Good times roll, as tobacco farmers pocket US$168 million

Agriculture Reporter

DAY 22 of the 2023 tobacco marketing season saw farmers pocketing US$168 million from the sale of 56 million kilogrammes of flue cured tobacco marking a 9, 7 percent rise compared to the US$154 million generated from the sale of 52 million kilogrammes during the corresponding period last season, representing a seven percent rise in volumes traded.

The average price was US$2, 99 per kilogramme compared to US$2, 94 per kilogramme last year, indicating a one percent change.

Auction floors have so far sold five million kilogrammes of tobacco worth US$16m while contract floors have sold 50 million kilogrammes worth US$56 million.
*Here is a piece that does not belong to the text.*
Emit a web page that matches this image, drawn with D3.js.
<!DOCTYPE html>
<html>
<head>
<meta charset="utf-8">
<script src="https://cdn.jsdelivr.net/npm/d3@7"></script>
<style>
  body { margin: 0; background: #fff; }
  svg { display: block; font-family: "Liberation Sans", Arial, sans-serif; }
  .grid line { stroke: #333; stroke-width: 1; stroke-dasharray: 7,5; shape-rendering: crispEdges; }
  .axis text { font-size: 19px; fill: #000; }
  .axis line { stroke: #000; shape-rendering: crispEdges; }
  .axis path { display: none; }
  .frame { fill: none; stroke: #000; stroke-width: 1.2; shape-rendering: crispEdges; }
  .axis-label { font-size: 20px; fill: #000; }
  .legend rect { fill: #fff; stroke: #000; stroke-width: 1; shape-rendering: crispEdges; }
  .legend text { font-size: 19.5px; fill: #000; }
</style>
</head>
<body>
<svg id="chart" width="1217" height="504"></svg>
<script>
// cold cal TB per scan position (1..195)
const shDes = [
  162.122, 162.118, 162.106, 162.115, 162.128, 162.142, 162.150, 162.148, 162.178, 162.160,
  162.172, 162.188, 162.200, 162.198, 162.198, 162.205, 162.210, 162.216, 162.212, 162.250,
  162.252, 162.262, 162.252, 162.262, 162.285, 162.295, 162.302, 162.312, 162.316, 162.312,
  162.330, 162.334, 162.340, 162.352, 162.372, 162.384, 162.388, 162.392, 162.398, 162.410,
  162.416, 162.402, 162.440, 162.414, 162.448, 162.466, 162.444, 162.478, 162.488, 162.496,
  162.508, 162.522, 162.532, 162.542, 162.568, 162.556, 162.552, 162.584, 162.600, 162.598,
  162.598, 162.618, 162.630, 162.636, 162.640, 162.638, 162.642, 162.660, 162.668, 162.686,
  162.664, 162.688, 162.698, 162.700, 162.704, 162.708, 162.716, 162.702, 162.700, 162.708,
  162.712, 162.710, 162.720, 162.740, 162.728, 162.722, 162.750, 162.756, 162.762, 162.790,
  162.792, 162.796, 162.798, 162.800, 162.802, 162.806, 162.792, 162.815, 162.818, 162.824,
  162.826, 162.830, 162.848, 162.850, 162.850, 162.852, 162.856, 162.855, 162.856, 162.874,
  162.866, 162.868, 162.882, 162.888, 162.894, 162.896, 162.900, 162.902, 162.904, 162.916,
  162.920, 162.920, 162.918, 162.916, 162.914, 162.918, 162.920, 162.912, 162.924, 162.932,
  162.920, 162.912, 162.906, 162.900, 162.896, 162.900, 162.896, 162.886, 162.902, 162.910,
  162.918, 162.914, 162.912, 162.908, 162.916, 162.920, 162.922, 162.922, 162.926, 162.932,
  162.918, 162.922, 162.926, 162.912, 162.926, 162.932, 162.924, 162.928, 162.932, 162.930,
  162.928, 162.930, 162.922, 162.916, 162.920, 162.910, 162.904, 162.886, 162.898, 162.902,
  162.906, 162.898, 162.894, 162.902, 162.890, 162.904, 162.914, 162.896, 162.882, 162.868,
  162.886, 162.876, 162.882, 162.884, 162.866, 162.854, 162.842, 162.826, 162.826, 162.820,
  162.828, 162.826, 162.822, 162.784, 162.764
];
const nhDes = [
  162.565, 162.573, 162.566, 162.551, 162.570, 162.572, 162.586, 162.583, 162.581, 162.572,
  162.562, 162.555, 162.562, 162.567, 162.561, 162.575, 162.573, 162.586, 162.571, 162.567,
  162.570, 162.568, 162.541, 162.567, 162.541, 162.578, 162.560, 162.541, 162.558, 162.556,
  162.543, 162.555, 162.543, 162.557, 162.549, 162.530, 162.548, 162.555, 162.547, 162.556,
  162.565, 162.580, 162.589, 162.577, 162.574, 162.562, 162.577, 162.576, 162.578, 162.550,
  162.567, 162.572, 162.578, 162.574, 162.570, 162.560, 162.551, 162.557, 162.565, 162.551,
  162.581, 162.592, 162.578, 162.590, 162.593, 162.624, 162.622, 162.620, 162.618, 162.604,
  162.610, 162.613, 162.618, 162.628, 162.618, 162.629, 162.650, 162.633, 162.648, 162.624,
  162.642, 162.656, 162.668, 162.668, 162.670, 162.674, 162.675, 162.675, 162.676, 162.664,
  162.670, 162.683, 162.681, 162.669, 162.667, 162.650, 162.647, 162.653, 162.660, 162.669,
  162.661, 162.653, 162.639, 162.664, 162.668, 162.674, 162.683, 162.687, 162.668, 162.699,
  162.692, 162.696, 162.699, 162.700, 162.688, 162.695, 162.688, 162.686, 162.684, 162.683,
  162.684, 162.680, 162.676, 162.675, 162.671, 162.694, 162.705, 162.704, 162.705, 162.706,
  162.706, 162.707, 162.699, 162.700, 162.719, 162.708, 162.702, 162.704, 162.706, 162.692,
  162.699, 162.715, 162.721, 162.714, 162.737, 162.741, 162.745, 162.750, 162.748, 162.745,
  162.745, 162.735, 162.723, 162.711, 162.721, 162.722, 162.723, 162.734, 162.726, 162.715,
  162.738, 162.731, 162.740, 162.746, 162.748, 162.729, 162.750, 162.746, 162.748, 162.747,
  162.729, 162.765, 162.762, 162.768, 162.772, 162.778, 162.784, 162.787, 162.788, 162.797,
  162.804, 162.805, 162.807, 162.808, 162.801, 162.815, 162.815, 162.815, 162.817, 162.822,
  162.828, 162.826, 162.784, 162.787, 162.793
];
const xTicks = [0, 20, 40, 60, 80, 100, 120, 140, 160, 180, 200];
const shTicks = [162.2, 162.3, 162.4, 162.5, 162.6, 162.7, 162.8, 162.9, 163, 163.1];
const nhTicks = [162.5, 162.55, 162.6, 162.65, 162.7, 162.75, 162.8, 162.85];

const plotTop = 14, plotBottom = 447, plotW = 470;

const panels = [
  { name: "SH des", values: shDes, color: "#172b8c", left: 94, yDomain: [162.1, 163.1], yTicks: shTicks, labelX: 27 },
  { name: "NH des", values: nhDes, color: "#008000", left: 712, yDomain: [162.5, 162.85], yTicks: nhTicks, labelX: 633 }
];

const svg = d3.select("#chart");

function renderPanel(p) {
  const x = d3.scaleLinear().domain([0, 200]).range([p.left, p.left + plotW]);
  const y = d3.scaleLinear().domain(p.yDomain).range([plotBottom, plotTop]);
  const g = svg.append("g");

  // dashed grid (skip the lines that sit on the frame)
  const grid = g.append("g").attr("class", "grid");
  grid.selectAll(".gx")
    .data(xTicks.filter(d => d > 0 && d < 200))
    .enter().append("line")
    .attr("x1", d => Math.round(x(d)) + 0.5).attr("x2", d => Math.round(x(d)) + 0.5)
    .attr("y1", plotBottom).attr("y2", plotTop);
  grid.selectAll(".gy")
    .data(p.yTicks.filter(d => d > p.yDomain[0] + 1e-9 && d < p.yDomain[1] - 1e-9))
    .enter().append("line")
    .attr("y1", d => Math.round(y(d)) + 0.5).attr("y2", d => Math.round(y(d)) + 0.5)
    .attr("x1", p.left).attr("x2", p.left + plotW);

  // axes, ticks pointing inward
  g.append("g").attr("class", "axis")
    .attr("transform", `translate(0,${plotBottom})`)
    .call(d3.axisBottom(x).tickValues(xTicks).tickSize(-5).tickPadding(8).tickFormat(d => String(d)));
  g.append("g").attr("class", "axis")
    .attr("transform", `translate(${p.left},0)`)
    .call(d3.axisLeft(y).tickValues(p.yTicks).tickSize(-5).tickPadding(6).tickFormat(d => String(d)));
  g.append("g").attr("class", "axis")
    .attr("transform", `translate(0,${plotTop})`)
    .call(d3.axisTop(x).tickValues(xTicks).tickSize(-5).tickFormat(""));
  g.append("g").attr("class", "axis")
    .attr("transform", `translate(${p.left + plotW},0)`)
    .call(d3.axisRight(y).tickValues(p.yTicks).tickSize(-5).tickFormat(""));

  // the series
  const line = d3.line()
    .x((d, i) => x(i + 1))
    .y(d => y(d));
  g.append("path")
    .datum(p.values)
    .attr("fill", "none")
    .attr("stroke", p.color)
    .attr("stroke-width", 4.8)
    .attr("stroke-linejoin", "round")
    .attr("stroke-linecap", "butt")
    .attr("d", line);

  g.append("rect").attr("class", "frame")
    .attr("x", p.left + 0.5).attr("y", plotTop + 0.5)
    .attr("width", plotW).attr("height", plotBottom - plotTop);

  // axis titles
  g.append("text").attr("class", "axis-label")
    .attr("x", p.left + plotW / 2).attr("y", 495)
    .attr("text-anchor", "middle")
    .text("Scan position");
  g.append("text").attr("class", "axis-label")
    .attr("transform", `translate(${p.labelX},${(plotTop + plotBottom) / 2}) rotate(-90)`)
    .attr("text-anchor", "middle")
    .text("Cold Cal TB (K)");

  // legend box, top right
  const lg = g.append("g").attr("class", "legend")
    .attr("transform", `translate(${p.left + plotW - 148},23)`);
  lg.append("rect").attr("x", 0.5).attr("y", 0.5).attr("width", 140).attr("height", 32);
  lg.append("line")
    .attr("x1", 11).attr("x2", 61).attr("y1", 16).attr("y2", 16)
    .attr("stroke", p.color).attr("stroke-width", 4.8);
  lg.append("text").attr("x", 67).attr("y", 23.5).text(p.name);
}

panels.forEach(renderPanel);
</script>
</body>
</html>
The highest price recorded so far has been US$5, 60 per kilogramme at the contract floors with the auction side recording US$4, 99 per kilogramme. Last year’s highest price was US$6, 50 per kilogrammes at the contract floors with the lowest price standing at US$0, 10 per kilogramme.

The Government’s move to review last season’s foreign currency retention percentage from 75 to 85 this year has seen growers pocketing US$126 million with the balance being paid in local currency at the prevailing interbank rate.
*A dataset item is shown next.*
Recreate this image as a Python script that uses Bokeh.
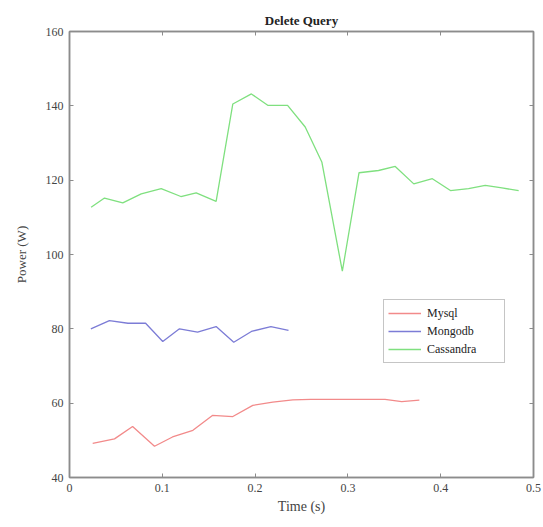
from bokeh.plotting import figure
from bokeh.models import Range1d, LinearAxis, Legend, LegendItem, FixedTicker
from bokeh.embed import file_html
from bokeh.resources import INLINE

# Data
mysql_t = [0.025, 0.0485, 0.068, 0.0916, 0.111, 0.133, 0.154, 0.176, 0.1975, 0.219, 0.2406,
           0.26, 0.28, 0.30, 0.32, 0.34, 0.358, 0.377]
mysql_p = [49.2, 50.4, 53.7, 48.4, 50.9, 52.7, 56.7, 56.4, 59.4, 60.3, 60.9,
           61.0, 61.0, 61.0, 61.0, 61.0, 60.4, 60.8]

mongo_t = [0.023, 0.043, 0.063, 0.082, 0.1005, 0.1185, 0.138, 0.158, 0.177, 0.196, 0.217, 0.236]
mongo_p = [80.0, 82.2, 81.5, 81.5, 76.6, 80.0, 79.1, 80.6, 76.4, 79.3, 80.6, 79.6]

cass_t = [0.0233, 0.0377, 0.0574, 0.0773, 0.0988, 0.120, 0.1365, 0.158, 0.176, 0.196, 0.214,
          0.235, 0.254, 0.272, 0.294, 0.312, 0.333, 0.351, 0.371, 0.391, 0.4105, 0.43,
          0.448, 0.466, 0.484]
cass_p = [112.7, 115.2, 113.9, 116.3, 117.7, 115.6, 116.6, 114.3, 140.5, 143.2, 140.1,
          140.1, 134.3, 124.8, 95.5, 122.0, 122.6, 123.7, 119.0, 120.4, 117.2, 117.7,
          118.6, 117.9, 117.2]

x_ticks = [0, 0.1, 0.2, 0.3, 0.4, 0.5]
y_ticks = [40, 60, 80, 100, 120, 140, 160]

SERIF = "Liberation Serif"
AXIS_COL = "#8c8c8c"
LABEL_COL = "#444444"

p = figure(width=543, height=527, output_backend="svg", toolbar_location=None,
           x_range=Range1d(0, 0.5), y_range=Range1d(40, 160),
           min_border_left=69, min_border_right=10, min_border_top=31, min_border_bottom=50,
           title="Delete Query")
p.title.align = "center"
p.title.text_font = SERIF
p.title.text_font_size = "13px"
p.title.text_font_style = "bold"
p.title.text_color = "#222222"
p.title.offset = 0
p.title.standoff = 8

p.xgrid.visible = False
p.ygrid.visible = False
p.outline_line_color = AXIS_COL
p.outline_line_width = 1.5
p.background_fill_color = "white"
p.border_fill_color = "white"

def style_axis(ax, ticks, show_labels=True):
    ax.ticker = FixedTicker(ticks=ticks)
    ax.minor_tick_line_color = None
    ax.major_tick_in = 4
    ax.major_tick_out = 0
    ax.major_tick_line_color = AXIS_COL
    ax.axis_line_color = AXIS_COL
    ax.axis_line_width = 1.5
    ax.major_label_text_font = SERIF
    ax.major_label_text_font_size = "12px"
    ax.major_label_text_color = LABEL_COL
    if show_labels:
        ax.major_label_standoff = 6
    else:
        ax.major_label_standoff = 0
        ax.major_label_overrides = {t: "" for t in ticks}

style_axis(p.xaxis[0], x_ticks)
style_axis(p.yaxis[0], y_ticks)
p.xaxis[0].axis_label = "Time (s)"
p.xaxis[0].axis_label_text_font = SERIF
p.xaxis[0].axis_label_text_font_size = "14px"
p.xaxis[0].axis_label_text_font_style = "normal"
p.xaxis[0].axis_label_text_color = LABEL_COL
p.xaxis[0].axis_label_standoff = 4
p.yaxis[0].axis_label = "Power (W)"
p.yaxis[0].axis_label_text_font = SERIF
p.yaxis[0].axis_label_text_font_size = "13px"
p.yaxis[0].axis_label_text_font_style = "normal"
p.yaxis[0].axis_label_text_color = LABEL_COL
p.yaxis[0].axis_label_standoff = 14
p.xaxis[0].formatter.use_scientific = False

ax_top = LinearAxis()
style_axis(ax_top, x_ticks, show_labels=False)
p.add_layout(ax_top, "above")
ax_right = LinearAxis()
style_axis(ax_right, y_ticks, show_labels=False)
p.add_layout(ax_right, "right")

r1 = p.line(mysql_t, mysql_p, line_color="#f28a8a", line_width=1.3)
r2 = p.line(mongo_t, mongo_p, line_color="#7c7cd6", line_width=1.3)
r3 = p.line(cass_t, cass_p, line_color="#7fe07f", line_width=1.3)

legend = Legend(items=[LegendItem(label="Mysql", renderers=[r1]),
                       LegendItem(label="Mongodb", renderers=[r2]),
                       LegendItem(label="Cassandra", renderers=[r3])],
                location=(314, 114))
legend.label_text_font = SERIF
legend.label_text_font_size = "12px"
legend.label_text_color = "#222222"
legend.glyph_width = 33
legend.glyph_height = 18
legend.label_height = 18
legend.label_width = 73
legend.label_standoff = 6
legend.spacing = 0
legend.padding = 4
legend.margin = 0
legend.border_line_color = AXIS_COL
legend.border_line_width = 1.5
legend.background_fill_alpha = 1
p.add_layout(legend, "center")

open("out.html", "w").write(file_html(p, INLINE))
There has been a 17 percent rise in rejected bales from 20 144 to 23 648 bales prompting stakeholders to air their concerns on the escalating trend and call on farmers to properly grade their tobacco.

The average bale weight has shown a seven percent increase to 80 kilogrammes up from 76 last season.

With the marketing season showing all the signs of being a good one, different stakeholders are still backing their projections for the country to achieve 230 million kilogrammes of the golden leaf this season.